Rubrics Are The Way

Instead of grades, we should use rubrics and narratives to provide feedback to our young learners.

Recently, EducationWeek provided suggestions for adult learning leaders if they are interested in changing how they provide feedback to their young learners:

“When designed effectively, grading rubrics can clarify expectations, minimize subjectivity, and standardize grading criteria across multiple teachers, said Kevin Perks, the senior director of Quality Schools and Districts at WestEd, a nonpartisan education research organization. But traditional rubrics can be confusing and unnecessarily complicated, he said.”

“Here are Perks’ suggestions for a simplified, strengths-based rubric centered on a specific learning standard:

Don’t add extra language to the learning standard – A typical rubric is a grid with rows of learning expectations on the left side and columns across the top outlining multiple levels of success – such as poor, fair, good, excellent. Teachers fill in each cell on that grid with a description of performance for each expectation at each level. While the aim is clarity, the result can be confusion, Perks said.

‘Teachers try to figure out the gradation of language to define each level, and they end up creating new language,’ he said. ‘The minute you start adding new language, you are unintentionally adulterating the standard you are trying to teach.’

Replace terms like ‘meets expectations’ with numbered levels of success – Instead of that traditional grid, Perks recommends a checklist-based guide that breaks down the concepts within a learning standard. Teachers check off demonstrated skills and provide written feedback on how students can improve. Instead of vague labels, number performance levels 1-4, with an index defining each level.

‘It’s easier for kids to comprehend and it’s all really oriented around proficiency,’ Perks said.

Consider co-creating your scoring guide with students. Inviting students to unpack a learning standard at the beginning of a unit can jump-start the learning process and help them understand expectations for assignments, Perks said. Teachers should collaborate with students to identify and define all the concepts within a learning standard and discuss how they might demonstrate those concepts in an assignment. That conversation can shape the rubric or help students understand an existing one.

Use examples of strong work. Including examples of successful work alongside scoring criteria can help ensure that different graders apply the same scoring criteria more consistently. For example, the SAT provides ‘anchors’ or example essays for the reviewers to demonstrate various score levels.

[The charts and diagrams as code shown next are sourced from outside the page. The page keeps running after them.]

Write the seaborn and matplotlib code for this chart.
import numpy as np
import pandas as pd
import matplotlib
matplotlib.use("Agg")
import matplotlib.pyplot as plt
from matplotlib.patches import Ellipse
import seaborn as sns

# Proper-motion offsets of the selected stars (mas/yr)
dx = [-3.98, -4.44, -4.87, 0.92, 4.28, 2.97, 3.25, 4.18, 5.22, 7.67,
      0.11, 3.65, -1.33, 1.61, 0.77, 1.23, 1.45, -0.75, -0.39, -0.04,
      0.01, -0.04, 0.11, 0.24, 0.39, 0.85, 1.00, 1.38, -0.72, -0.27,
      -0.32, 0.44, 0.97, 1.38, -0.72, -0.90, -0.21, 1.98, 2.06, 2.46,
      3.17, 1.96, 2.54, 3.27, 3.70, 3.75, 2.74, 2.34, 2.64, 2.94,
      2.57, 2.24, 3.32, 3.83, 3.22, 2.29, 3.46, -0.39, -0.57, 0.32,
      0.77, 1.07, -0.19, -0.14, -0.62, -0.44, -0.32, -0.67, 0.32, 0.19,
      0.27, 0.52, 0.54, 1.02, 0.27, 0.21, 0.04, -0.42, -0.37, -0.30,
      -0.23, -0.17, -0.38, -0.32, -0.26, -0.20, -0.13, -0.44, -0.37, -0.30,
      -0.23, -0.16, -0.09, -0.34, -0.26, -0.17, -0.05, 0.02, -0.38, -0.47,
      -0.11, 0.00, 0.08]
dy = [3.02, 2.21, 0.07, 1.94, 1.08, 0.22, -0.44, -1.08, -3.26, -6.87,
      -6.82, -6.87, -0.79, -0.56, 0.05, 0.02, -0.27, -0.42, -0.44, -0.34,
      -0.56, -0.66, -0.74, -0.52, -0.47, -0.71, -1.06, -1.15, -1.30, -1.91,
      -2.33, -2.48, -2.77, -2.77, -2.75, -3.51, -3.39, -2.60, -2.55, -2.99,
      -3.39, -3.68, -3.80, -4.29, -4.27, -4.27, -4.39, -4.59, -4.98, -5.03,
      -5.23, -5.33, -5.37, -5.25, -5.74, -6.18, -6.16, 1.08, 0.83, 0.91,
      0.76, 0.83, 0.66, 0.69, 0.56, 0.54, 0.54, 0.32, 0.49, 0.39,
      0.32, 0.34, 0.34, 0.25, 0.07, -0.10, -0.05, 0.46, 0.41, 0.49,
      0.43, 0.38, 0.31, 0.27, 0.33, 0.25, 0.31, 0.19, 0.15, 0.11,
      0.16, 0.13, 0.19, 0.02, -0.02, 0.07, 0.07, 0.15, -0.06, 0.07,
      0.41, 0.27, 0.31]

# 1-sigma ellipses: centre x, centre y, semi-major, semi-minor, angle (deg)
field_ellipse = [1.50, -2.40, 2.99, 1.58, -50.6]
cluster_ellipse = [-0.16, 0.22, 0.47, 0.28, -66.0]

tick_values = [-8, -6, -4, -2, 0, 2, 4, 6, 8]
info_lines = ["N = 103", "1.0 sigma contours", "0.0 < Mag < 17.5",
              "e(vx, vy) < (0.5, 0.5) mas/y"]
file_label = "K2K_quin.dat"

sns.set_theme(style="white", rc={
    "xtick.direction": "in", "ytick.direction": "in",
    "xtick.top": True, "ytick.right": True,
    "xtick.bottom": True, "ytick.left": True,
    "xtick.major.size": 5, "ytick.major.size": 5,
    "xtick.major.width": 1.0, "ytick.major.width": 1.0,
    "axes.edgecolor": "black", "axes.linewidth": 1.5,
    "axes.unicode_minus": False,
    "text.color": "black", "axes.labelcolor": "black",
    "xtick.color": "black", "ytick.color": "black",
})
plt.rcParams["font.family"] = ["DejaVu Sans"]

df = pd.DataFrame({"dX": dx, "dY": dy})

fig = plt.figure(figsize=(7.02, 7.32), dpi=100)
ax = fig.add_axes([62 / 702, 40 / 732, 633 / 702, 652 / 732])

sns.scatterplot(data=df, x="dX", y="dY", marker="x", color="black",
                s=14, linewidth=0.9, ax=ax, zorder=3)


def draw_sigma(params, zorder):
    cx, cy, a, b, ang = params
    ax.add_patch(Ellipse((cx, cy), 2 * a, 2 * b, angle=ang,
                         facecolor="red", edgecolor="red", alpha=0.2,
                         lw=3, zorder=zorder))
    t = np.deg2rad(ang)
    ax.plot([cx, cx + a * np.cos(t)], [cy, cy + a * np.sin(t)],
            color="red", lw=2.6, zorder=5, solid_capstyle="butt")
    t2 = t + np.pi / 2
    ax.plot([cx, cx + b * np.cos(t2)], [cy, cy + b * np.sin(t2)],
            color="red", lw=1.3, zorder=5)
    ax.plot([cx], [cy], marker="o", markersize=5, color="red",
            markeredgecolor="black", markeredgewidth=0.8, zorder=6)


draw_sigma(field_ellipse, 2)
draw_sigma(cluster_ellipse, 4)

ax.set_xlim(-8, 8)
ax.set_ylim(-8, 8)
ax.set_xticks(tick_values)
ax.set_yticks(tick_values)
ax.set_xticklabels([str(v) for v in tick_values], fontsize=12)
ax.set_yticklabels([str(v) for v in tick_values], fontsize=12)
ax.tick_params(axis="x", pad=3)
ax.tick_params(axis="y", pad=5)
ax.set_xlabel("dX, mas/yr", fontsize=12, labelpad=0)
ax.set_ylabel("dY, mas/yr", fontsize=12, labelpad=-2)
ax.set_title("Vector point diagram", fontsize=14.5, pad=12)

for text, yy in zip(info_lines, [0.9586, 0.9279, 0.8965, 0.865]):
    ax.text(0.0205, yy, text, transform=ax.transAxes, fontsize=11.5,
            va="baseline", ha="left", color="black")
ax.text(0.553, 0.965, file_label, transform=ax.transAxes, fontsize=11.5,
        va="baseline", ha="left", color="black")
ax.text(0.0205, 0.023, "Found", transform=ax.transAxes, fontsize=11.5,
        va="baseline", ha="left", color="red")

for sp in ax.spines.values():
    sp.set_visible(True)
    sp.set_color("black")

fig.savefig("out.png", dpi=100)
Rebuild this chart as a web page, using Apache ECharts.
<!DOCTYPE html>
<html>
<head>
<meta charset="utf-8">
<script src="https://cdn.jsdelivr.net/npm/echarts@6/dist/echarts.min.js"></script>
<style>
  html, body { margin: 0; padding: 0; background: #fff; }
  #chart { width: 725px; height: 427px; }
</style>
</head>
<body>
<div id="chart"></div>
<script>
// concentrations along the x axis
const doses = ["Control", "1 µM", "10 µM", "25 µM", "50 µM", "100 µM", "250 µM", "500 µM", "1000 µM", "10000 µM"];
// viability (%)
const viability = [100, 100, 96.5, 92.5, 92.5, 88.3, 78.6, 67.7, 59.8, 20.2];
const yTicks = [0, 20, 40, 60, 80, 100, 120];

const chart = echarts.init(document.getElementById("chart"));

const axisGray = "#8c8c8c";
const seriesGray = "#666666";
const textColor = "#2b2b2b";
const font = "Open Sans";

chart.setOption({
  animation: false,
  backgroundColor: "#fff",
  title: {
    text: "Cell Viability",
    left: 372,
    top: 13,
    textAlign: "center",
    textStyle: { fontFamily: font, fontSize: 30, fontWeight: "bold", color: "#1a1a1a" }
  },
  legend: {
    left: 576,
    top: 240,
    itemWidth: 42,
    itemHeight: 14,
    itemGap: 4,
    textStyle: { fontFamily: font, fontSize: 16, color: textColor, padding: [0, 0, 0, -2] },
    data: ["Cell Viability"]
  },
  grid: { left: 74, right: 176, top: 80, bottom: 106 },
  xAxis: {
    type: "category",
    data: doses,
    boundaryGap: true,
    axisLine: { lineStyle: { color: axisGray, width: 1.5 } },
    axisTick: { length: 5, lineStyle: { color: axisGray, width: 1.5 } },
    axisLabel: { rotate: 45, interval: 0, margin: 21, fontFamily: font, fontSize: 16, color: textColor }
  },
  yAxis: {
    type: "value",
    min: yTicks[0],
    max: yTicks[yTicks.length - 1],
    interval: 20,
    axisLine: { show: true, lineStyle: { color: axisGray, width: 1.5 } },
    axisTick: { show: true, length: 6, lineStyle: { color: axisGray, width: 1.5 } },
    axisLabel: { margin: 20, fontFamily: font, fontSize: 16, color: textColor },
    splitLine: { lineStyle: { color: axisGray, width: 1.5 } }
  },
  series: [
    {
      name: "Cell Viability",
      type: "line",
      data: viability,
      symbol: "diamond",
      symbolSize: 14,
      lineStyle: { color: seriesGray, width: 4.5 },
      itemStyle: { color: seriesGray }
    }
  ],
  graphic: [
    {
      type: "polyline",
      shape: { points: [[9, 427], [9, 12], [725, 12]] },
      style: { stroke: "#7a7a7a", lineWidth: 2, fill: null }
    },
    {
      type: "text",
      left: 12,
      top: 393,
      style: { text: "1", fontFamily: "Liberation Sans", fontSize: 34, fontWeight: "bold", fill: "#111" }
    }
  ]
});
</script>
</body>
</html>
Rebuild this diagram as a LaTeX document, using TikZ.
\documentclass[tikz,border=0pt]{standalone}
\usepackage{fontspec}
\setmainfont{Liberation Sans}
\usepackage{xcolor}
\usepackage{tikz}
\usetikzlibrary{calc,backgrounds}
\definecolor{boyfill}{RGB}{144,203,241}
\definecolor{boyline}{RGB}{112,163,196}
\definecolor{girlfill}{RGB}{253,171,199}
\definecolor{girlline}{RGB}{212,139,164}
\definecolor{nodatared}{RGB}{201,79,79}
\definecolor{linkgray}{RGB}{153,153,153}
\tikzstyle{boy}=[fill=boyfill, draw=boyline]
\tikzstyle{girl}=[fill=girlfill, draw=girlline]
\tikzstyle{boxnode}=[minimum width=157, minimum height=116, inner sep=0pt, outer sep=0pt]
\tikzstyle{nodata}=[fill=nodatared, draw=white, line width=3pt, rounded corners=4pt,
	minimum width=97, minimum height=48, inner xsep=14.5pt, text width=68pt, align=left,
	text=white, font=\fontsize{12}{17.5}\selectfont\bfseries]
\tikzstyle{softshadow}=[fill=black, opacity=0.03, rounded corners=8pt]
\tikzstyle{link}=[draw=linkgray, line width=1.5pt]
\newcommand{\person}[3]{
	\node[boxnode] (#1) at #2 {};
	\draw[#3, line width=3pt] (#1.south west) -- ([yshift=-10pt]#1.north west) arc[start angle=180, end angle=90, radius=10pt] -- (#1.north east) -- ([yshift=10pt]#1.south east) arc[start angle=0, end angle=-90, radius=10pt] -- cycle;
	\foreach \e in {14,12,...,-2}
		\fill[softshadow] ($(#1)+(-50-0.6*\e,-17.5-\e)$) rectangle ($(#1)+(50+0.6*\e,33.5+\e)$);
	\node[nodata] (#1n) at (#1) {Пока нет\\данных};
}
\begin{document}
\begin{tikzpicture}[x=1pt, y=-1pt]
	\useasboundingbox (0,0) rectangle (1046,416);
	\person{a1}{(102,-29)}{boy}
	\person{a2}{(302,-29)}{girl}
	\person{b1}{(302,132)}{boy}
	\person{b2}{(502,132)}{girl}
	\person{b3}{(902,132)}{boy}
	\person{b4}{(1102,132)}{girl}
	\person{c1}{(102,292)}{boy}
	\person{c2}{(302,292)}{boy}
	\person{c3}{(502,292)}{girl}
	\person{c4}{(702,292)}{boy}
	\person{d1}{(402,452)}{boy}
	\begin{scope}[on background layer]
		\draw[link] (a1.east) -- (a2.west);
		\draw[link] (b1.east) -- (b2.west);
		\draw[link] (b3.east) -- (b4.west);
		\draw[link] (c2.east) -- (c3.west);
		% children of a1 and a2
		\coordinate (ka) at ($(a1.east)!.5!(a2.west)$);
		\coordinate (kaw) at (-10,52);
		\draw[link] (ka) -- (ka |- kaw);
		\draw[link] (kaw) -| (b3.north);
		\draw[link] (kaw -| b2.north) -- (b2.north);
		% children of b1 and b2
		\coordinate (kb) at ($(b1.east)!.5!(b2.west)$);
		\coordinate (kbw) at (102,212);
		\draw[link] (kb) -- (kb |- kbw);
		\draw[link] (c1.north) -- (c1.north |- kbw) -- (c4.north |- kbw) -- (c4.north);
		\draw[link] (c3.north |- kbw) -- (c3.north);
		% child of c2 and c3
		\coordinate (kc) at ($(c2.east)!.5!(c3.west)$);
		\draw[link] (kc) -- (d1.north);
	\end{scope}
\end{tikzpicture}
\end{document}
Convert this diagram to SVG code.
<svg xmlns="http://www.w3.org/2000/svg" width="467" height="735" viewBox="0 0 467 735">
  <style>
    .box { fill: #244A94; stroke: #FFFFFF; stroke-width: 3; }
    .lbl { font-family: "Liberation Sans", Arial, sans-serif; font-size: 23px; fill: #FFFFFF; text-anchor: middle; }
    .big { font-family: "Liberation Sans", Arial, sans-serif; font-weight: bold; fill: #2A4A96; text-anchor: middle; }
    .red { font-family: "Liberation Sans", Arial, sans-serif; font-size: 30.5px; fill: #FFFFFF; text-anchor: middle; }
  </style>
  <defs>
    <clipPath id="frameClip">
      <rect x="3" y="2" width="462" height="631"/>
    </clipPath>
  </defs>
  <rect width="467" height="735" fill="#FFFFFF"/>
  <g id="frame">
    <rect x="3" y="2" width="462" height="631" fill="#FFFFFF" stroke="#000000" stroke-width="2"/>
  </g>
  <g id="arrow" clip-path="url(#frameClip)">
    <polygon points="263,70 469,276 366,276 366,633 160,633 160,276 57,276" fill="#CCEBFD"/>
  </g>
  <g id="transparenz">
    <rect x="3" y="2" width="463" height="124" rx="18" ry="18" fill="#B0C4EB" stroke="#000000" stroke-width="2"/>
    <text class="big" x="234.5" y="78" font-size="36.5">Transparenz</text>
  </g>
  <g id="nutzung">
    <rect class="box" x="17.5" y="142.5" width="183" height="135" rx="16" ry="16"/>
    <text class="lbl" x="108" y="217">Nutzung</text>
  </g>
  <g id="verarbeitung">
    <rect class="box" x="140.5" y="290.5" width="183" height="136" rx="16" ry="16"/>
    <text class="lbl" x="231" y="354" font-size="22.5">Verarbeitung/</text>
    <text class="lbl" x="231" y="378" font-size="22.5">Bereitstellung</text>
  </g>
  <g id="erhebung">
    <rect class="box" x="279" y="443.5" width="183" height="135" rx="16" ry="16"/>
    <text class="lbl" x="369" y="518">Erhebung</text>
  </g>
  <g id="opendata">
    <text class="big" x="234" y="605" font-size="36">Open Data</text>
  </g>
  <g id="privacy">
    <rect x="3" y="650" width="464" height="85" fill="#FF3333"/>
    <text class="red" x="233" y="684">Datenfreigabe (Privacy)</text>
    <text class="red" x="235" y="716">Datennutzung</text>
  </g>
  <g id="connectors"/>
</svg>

Similarly, showing student successful examples of past work can also give them a cleaner understanding of the concepts they are learning and how to demonstrate mastery, Perks said. Students may even benefit from reviewing an example that doesn’t meet expectations and identifying ways it could be improved.”

When we ran our personalized learning lab years ago in Houston, Texas, our learning coaches employed a learning report filled with suggestions made above:

Keep the learning standard simple.

Create an index to help the learner understand where they are on the learning standard continuum.

Inviting students to participate in the learning report creation. (In fact, eventually our learners were able to create their own personalized rubrics, whereby they compared their work with an assessment tool created by themselves.)

Use examples and non-examples of assigned work, allowing each young learner to see what the standard requires and, equally important, mistakes made along the way.

Work to make rubrics individualized to the person and their own relationship to the learning standard. Deep learning depends on personalization and relationships.

A big problem facing our K-12 traditional educational system is the way they assess learning inside classrooms and schools. It’s a big reason why some of us are encouraging all of us to look for a different system of learning – a system that allows each young learner to define, plan, execute, and evaluate their own learning.

Because –

If you own your own learning, you hold a power that no one can take away.